Finalist Cities Facing Unintended Consequences from Amazon HQ2 Bids
There’s absolutely no doubt that whichever city Amazon ends up choosing for its second headquarters will benefit from the presence of Jeff Bezos’ company. Amazon has promised some $5 billion in investments in the local community over the next two decades along with creating an estimated 50,000 jobs in that community—similar to the company’s footprint in the Seattle region.
But as the hunt for an HQ2 narrows in on the top 20 cities, the ugly underbelly of this manufactured competition is starting to turn up.
As reported by the Wall Street Journal over the weekend, the 20 finalists on Amazon’s shortlist are quickly discovering some of the unintended consequences of their bids to lure Amazon.

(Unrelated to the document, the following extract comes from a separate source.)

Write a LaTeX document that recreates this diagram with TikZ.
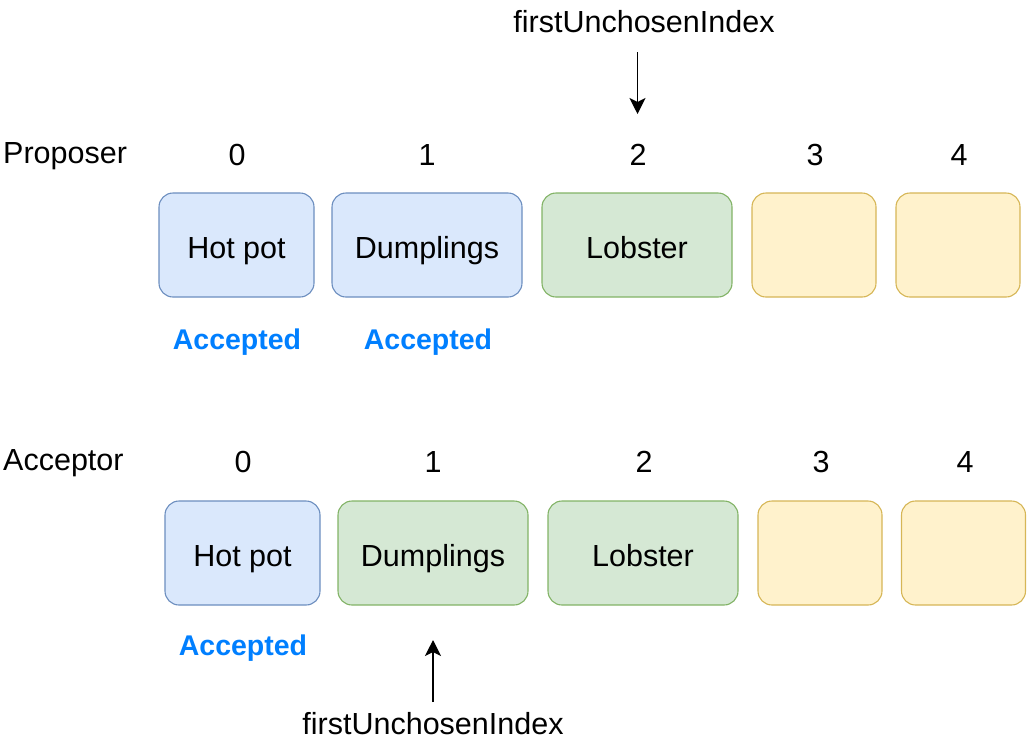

Namely, companies with already-established presences in those finalist cities are starting to call for similar tax breaks and other incentives that elected officials in those cities have promised to Amazon.
In Washington, DC, for example, a group of tech companies wrote the city’s mayor recently detailing a list of their own demands from the city—which included training bonuses and property tax breaks, among other things—which the city is reportedly offering to Amazon.
And it’s not just tech startups who are making noise. James Dimon, CEO of JPMorgan Chase & Co., said that he plans to call up the governor from the winning city and demand a similar deal. His company has tens of thousands of employees in a several of the finalist cities, including Dallas, Chicago, and Columbus.
Credit: Wall Street Journal
A WSJ analysis of the tax benefits that would be handed out to Amazon (above) showed that the benefits packages offered in the Newark, New Jersey, and Montgomery County, Maryland bids would rank second and fourth, respectively, on a list of the largest tax incentives packages for corporate investments. Both are larger than the highly controversial Foxconn incentives package that was offered by Wisconsin and that drew the ire of local residents and businesses.
More than 200 cities and metropolitan areas applied for the opportunity to host Amazon’s second headquarters when the “competition” was opened back in September. Amazon narrowed that list down to 20 finalists in January and has said that it will identify a winner sometime this year. The company has been reportedly begun making rounds to the finalist cities.